Suprema's Biostar 2 program was accessed online by cyber-security researchers earlier this month.
The researchers say they found data from companies that use the system.
Suprema said the access point had now been closed and an investigation had found the scope of the leak to be "significantly less" than reported.
The cyber-security researchers involved, however, are standing by their research.
One of them, Noam Rotem, told BBC News the evidence he had obtained did in fact indicate large amounts of biometric data had been made available online.
He and his colleague Ran Locar had worked with cyber-security company VPNMentor to disclose the breach.
South Korea-headquartered Suprema makes a range of products, including fingerprint readers that allow companies to control access to specific areas of sites or buildings.
"Last week, we were made aware that some BioStar 2 customer user data was accessed by third-party security researchers without authorisation for a limited period of time," the company said in a statement.
"There are no indications that the data was downloaded during the incident based on the investigation to date.
"We have also engaged a leading global forensics firm to conduct an in-depth investigation into the incident.
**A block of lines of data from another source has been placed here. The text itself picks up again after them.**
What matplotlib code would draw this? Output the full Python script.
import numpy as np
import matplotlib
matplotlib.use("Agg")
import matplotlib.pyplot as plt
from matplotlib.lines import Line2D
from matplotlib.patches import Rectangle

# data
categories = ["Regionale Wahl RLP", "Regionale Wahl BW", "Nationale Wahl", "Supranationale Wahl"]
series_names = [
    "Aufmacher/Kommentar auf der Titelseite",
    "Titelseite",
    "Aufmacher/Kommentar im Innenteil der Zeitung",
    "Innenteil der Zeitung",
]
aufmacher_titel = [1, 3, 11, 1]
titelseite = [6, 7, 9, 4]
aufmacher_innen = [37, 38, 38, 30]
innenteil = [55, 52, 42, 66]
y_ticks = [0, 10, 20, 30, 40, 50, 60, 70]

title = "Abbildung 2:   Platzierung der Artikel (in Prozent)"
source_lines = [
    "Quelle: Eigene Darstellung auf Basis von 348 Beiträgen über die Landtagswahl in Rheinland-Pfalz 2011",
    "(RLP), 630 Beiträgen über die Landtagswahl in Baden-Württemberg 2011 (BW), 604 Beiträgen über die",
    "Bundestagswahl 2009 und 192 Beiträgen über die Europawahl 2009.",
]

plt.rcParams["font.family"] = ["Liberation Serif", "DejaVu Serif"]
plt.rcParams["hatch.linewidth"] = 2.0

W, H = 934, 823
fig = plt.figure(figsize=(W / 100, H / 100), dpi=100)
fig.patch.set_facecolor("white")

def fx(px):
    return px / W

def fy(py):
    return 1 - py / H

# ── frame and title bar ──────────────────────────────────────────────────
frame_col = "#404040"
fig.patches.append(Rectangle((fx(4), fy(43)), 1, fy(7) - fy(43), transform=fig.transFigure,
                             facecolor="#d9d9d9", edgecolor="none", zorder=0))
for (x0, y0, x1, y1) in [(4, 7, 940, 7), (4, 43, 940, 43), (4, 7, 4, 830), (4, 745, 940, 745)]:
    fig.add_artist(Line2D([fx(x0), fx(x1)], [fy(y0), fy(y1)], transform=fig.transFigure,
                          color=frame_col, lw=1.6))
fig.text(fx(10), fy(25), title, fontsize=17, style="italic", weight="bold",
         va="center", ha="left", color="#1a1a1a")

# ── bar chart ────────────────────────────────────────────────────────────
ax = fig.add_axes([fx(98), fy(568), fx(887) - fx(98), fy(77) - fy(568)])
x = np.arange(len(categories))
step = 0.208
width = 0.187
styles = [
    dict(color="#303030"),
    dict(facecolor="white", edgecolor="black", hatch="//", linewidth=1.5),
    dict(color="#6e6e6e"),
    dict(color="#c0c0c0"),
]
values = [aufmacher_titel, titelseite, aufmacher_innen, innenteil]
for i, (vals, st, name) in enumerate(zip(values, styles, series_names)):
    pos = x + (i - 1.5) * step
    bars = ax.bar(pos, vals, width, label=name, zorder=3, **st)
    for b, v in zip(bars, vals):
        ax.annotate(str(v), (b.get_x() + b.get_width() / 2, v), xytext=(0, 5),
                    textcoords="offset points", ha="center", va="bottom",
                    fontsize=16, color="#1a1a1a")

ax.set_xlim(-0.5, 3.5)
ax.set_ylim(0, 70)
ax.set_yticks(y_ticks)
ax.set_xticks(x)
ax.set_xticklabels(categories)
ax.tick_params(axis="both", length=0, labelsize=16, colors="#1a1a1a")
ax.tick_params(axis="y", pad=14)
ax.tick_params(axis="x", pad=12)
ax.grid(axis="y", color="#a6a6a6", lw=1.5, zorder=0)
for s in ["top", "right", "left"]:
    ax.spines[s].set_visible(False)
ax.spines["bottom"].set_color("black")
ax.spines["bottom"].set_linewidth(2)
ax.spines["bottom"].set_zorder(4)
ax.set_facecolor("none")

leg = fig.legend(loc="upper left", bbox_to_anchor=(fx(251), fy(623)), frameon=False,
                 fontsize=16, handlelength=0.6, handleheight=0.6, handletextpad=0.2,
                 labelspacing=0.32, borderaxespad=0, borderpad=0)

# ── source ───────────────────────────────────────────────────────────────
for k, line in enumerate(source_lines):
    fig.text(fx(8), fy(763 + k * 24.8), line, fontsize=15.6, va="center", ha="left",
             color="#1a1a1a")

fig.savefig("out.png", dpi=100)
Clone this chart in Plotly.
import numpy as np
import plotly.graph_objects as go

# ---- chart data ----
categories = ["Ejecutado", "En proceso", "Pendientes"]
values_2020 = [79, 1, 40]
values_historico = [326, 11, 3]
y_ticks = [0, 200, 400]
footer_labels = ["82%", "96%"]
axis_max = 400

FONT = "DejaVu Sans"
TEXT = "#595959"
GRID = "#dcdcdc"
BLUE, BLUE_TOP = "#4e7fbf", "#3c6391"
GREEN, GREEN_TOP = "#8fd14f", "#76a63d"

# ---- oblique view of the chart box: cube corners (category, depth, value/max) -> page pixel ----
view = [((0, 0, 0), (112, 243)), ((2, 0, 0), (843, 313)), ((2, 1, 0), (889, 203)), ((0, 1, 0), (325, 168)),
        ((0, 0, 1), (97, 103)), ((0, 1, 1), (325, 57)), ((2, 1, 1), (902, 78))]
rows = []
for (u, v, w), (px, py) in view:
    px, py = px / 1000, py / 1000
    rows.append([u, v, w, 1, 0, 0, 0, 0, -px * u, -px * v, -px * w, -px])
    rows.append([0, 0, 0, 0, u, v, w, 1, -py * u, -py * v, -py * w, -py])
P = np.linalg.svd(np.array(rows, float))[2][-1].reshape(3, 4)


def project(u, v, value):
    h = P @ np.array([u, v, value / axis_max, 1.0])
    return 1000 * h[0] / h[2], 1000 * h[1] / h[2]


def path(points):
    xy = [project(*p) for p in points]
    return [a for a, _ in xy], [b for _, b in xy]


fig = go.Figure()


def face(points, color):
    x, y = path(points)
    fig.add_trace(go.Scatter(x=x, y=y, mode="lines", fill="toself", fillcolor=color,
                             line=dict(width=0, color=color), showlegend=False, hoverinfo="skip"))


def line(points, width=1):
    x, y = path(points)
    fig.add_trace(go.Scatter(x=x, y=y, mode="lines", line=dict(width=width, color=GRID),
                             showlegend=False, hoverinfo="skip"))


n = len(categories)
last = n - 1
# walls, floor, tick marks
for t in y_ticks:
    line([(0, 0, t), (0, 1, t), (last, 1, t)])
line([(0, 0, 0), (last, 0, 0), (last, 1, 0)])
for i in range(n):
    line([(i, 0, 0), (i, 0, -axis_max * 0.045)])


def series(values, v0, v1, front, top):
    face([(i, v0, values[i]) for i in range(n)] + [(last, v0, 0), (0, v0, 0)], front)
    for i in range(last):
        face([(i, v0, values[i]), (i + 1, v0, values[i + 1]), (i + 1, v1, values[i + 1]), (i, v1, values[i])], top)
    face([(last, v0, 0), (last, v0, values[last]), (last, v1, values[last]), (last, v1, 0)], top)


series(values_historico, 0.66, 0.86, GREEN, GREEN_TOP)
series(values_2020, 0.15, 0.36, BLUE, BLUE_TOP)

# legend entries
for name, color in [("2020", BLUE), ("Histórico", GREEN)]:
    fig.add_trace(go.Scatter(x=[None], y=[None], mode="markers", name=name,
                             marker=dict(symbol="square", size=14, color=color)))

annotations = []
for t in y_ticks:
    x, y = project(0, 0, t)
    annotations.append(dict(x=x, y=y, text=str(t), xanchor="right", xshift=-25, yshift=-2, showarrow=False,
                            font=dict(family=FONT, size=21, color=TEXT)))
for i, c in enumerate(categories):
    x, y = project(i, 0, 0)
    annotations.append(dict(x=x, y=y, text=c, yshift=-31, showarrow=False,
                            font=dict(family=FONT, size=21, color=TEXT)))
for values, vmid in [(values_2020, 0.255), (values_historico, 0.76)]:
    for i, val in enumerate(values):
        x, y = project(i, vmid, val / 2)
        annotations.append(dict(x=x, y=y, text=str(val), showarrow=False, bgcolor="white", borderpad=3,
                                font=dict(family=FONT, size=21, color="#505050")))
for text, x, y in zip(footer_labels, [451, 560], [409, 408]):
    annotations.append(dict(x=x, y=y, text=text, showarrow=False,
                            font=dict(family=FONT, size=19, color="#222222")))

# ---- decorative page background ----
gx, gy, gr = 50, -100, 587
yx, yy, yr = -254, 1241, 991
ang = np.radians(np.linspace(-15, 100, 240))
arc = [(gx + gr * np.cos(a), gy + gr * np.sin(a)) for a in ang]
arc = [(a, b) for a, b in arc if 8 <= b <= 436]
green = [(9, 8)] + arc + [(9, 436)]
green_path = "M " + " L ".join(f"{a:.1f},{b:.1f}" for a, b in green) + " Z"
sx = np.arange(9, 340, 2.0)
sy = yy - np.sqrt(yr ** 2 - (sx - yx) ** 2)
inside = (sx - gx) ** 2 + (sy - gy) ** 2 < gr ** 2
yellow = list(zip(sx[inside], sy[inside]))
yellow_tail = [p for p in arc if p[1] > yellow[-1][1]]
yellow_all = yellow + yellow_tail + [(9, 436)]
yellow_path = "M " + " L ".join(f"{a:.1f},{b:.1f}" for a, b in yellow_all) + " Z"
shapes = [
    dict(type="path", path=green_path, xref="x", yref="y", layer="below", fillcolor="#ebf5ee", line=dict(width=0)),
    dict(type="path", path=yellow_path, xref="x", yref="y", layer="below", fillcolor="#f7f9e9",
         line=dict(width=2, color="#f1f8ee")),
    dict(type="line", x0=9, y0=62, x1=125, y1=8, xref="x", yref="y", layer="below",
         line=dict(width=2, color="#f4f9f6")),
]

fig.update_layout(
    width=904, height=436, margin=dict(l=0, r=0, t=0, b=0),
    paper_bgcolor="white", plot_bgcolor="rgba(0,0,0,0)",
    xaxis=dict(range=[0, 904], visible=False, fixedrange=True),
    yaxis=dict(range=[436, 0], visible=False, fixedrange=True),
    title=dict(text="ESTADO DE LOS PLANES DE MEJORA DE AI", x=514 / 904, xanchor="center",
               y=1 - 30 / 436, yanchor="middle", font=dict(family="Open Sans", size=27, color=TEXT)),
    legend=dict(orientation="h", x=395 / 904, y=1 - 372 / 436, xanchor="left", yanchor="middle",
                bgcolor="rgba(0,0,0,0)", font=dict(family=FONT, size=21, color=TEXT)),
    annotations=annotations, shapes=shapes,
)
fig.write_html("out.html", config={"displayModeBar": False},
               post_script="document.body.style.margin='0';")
"Based on their investigation to date, they have confirmed that no further access has occurred and that the scope of potentially affected users is significantly less than recent public speculation."
Suprema added it was in the process of identifying affected parties and engaging with relevant regulators and authorities.
There had been concerns that one of the affected clients was the Metropolitan Police, which was reported to have used Suprema technology.
However, a spokeswoman told BBC News: "No Met biometrics systems have been exposed as part of this breach based on our assessment."
Fingerprint samples 'checked'
The dispute over how big the leak was can be explained by the fact the researchers say they did not, for ethical reasons, attempt to download all the fingerprint files.
Rather, they had taken "hundreds" of samples of data, said Mr Rotem. And these appeared to encode fingerprint patterns from a random selection of accounts in the Biostar 2 dataset.
They then used Suprema's software to convert about half a dozen examples into visible fingerprint patterns.
From this, they estimated the dataset contained "at least over a million" fingerprint patterns in total.
"We have evidence that biometric data was leaked," Mr Rotem told BBC News.
"We did not download everything, because it would be unethical."
Following the publication of VPNMentor's report on the data exposure, some had questioned the extent to which real fingerprint data had been accessible.
However, a security researcher at University College London who was not involved in the work done by Mr Rotem and his team said he understood why the researchers did not download the full dataset, given there may be ethical and legal implications in doing so.
"If they see a million files and they download 100 at random, there's a good reason to believe the rest have that data as well," said Dr Steven Murdoch.
"They're limiting the privacy invasion for legal and ethical reasons.
"They've identified a problem - the scale is actually something for the regulator to sort out."